During the construction of the Transamazonian Highway, in the 1970s, FUNAI launched a vast operation to contact many potentially affected peoples, with disastrous consequences, including the loss of at least a third of the population of the villages concerned in a few months and a process of cultural and social disintegration. Under the influence of several specialists in contact with isolated Amerindian populations, called sertanistas at FUNAI, including Sidney Possuelo, the policy was radically changed in the 1980s to a strategy of keeping these populations out of contact before they sought it themselves. Large territories are thus set aside as soon as reports of an isolated group’s presence are confirmed. In the case of the Piripcura, an area of 242,500 ha has been set aside for a group of two survivors who maintain a nomadic lifestyle. The groups in question sometimes end up seeking contact on their own, as was the case for the Korubo of the Javari Valley in the 1990s. Sometimes they maintain their isolation, such as the Moxihatëtëma of the central Yanomami territory.
The resources contained in these territories are, however, the object of covetousness and conflicts are therefore numerous. The Moxihatëtëma have a history of violent conflicts with the garimpeiros, who killed two of their own again in 2018. In Maranhão, the Awá face repeated pressure and attacks from ranchers who want to expand their territory and from foresters who come to plunder rare wood species.

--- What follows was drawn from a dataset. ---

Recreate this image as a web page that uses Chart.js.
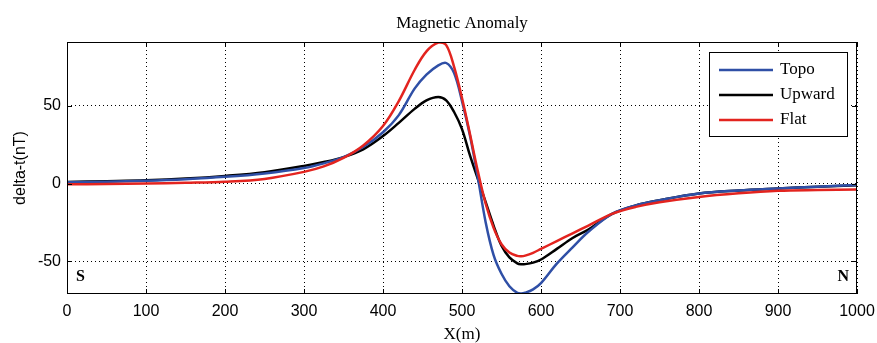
<!DOCTYPE html>
<html>
<head>
<meta charset="utf-8">
<script src="https://cdn.jsdelivr.net/npm/chart.js@4/dist/chart.umd.min.js"></script>
<style>
  html, body { margin: 0; padding: 0; background: #fff; }
  #wrap { width: 877px; height: 343px; }
</style>
</head>
<body>
<div id="wrap"><canvas id="chart"></canvas></div>
<script>
// profile positions (m)
const xPos = [0, 50, 100, 150, 200, 250, 300, 325, 350, 375, 400, 420, 440, 455, 470, 480, 490, 500, 510, 520,
  530, 540, 550, 560, 570, 575, 580, 590, 600, 620, 640, 660, 690, 720, 750, 800, 850, 900, 950, 1000];

// delta-t (nT)
const topo = [0.8, 1.2, 1.8, 2.8, 4.3, 6.5, 10, 13, 17, 23.5, 33, 44, 61, 70, 76, 77.5, 71, 53, 31, 4,
  -25, -46, -58, -66, -70.3, -70.7, -70.2, -68, -64, -51.5, -41, -31, -19.5, -14, -10.7, -6.4, -4.5, -3.2, -2, -1];
const upward = [1, 1.5, 2.1, 3.2, 4.9, 7.3, 11.3, 13.8, 17, 22, 30.5, 39, 48, 53.5, 55.7, 53.5, 46, 35, 18.2, 3,
  -12, -27, -40, -47.5, -51.3, -51.9, -51.8, -50.8, -48.8, -42, -35, -29.5, -19.5, -14, -10.7, -6.4, -4.5, -3.2, -2, -1.1];
const flat = [-0.5, -0.3, 0, 0.5, 1.2, 3, 7.5, 11, 16.5, 24.5, 37, 53, 73, 85, 90.6, 89, 75, 55, 32, 8,
  -13, -28.5, -39, -44.3, -46.5, -46.7, -46.3, -44.5, -42, -37, -32, -27, -19.5, -15, -12, -8.6, -6.3, -4.7, -4.2, -3.9];

const xTicks = [0, 100, 200, 300, 400, 500, 600, 700, 800, 900, 1000];
const yTicks = [-50, 0, 50];

const toPts = ys => ys.map((y, i) => ({ x: xPos[i], y }));

// frame, inward ticks, S/N marks and the boxed legend
const matlabBox = {
  id: 'matlabBox',
  afterDatasetsDraw(chart) {
    const { ctx, chartArea: a, scales } = chart;
    ctx.save();
    ctx.strokeStyle = '#000';
    ctx.lineWidth = 1;
    ctx.strokeRect(a.left + 0.5, a.top + 0.5, a.right - a.left - 1, a.bottom - a.top - 1);

    const tl = 5;
    ctx.beginPath();
    xTicks.forEach(v => {
      const px = Math.round(scales.x.getPixelForValue(v)) + 0.5;
      ctx.moveTo(px, a.bottom); ctx.lineTo(px, a.bottom - tl);
      ctx.moveTo(px, a.top); ctx.lineTo(px, a.top + tl);
    });
    yTicks.forEach(v => {
      const py = Math.round(scales.y.getPixelForValue(v)) + 0.5;
      ctx.moveTo(a.left, py); ctx.lineTo(a.left + tl, py);
      ctx.moveTo(a.right, py); ctx.lineTo(a.right - tl, py);
    });
    ctx.stroke();

    ctx.fillStyle = '#000';
    ctx.font = 'bold 16px "Liberation Serif"';
    ctx.textBaseline = 'middle';
    ctx.textAlign = 'left';
    ctx.fillText('S', a.left + 9, a.bottom - 17);
    ctx.textAlign = 'right';
    ctx.fillText('N', a.right - 8, a.bottom - 17);

    // legend
    const bx = a.right - 148, by = a.top + 10, bw = 138, bh = 84;
    ctx.fillStyle = '#fff';
    ctx.fillRect(bx, by, bw, bh);
    ctx.strokeRect(bx + 0.5, by + 0.5, bw, bh);
    ctx.font = '17px "Liberation Serif"';
    ctx.textAlign = 'left';
    chart.data.datasets.forEach((ds, i) => {
      const y = by + 18 + i * 25;
      ctx.strokeStyle = ds.borderColor;
      ctx.lineWidth = 2.5;
      ctx.beginPath();
      ctx.moveTo(bx + 10, y); ctx.lineTo(bx + 64, y);
      ctx.stroke();
      ctx.fillStyle = '#000';
      ctx.fillText(ds.label, bx + 71, y);
    });
    ctx.restore();
  }
};

const ctx = document.getElementById('chart').getContext('2d');
new Chart(ctx, {
  type: 'line',
  data: {
    datasets: [
      { label: 'Topo', data: toPts(topo), borderColor: '#2f4fa6', order: 2 },
      { label: 'Upward', data: toPts(upward), borderColor: '#000000', order: 3 },
      { label: 'Flat', data: toPts(flat), borderColor: '#e3241f', order: 1 },
    ].map(d => ({ ...d, borderWidth: 2.5, pointRadius: 0, fill: false, tension: 0.35 })),
  },
  options: {
    responsive: true, maintainAspectRatio: false, animation: false,
    layout: { padding: { left: 0, right: 20, top: 0, bottom: 0 } },
    plugins: {
      legend: { display: false },
      tooltip: { enabled: false },
      title: {
        display: true, text: 'Magnetic Anomaly', color: '#000', fullSize: false,
        font: { family: '"Liberation Serif"', size: 17, weight: 'normal', lineHeight: 1 },
        padding: { top: 15, bottom: 10 },
      },
    },
    scales: {
      x: {
        type: 'linear', min: 0, max: 1000,
        afterBuildTicks: s => { s.ticks = xTicks.map(v => ({ value: v })); },
        afterFit: s => { s.height = 49; s.paddingLeft = 0; s.paddingRight = 0; },
        ticks: {
          color: '#000', font: { family: '"Liberation Sans"', size: 16 }, padding: 8, maxRotation: 0,
          callback: v => String(v),
        },
        grid: { color: '#000', lineWidth: 1, drawTicks: false },
        border: { display: false, dash: [1, 3] },
        title: {
          display: true, text: 'X(m)', color: '#000',
          font: { family: '"Liberation Serif"', size: 17, lineHeight: 1 },
          padding: { top: 0, bottom: 0 },
        },
      },
      y: {
        type: 'linear', min: -71, max: 91,
        afterBuildTicks: s => { s.ticks = yTicks.map(v => ({ value: v })); },
        afterFit: s => { s.width = 67; s.paddingTop = 0; s.paddingBottom = 0; },
        ticks: {
          color: '#000', font: { family: '"Liberation Sans"', size: 16 }, padding: 6,
          callback: v => String(v),
        },
        grid: { color: '#000', lineWidth: 1, drawTicks: false },
        border: { display: false, dash: [1, 3] },
        title: {
          display: true, text: 'delta-t(nT)', color: '#000',
          font: { family: '"Liberation Sans"', size: 16, lineHeight: 1 },
          padding: { top: 13, bottom: 0 },
        },
      },
    },
  },
  plugins: [matlabBox],
});
</script>
</body>
</html>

FUNAI or NGOs regularly divulge pictures showing their existence to put pressure on the government so that the territories concerned are better protected. The resurgence of large infrastructure projects could nevertheless severely threaten these fragile groups, supported by the government of Bolsonaro with his Minister of Environment Salles, who abolish all laws aimed at protecting the environment or the Amerindian peoples, aimed at evangelizing and acculturating them. Nearly 27 groups will be directly affected and exposed to unwanted contact if the projects under discussion are carried out. The price of an inevitable “progress”?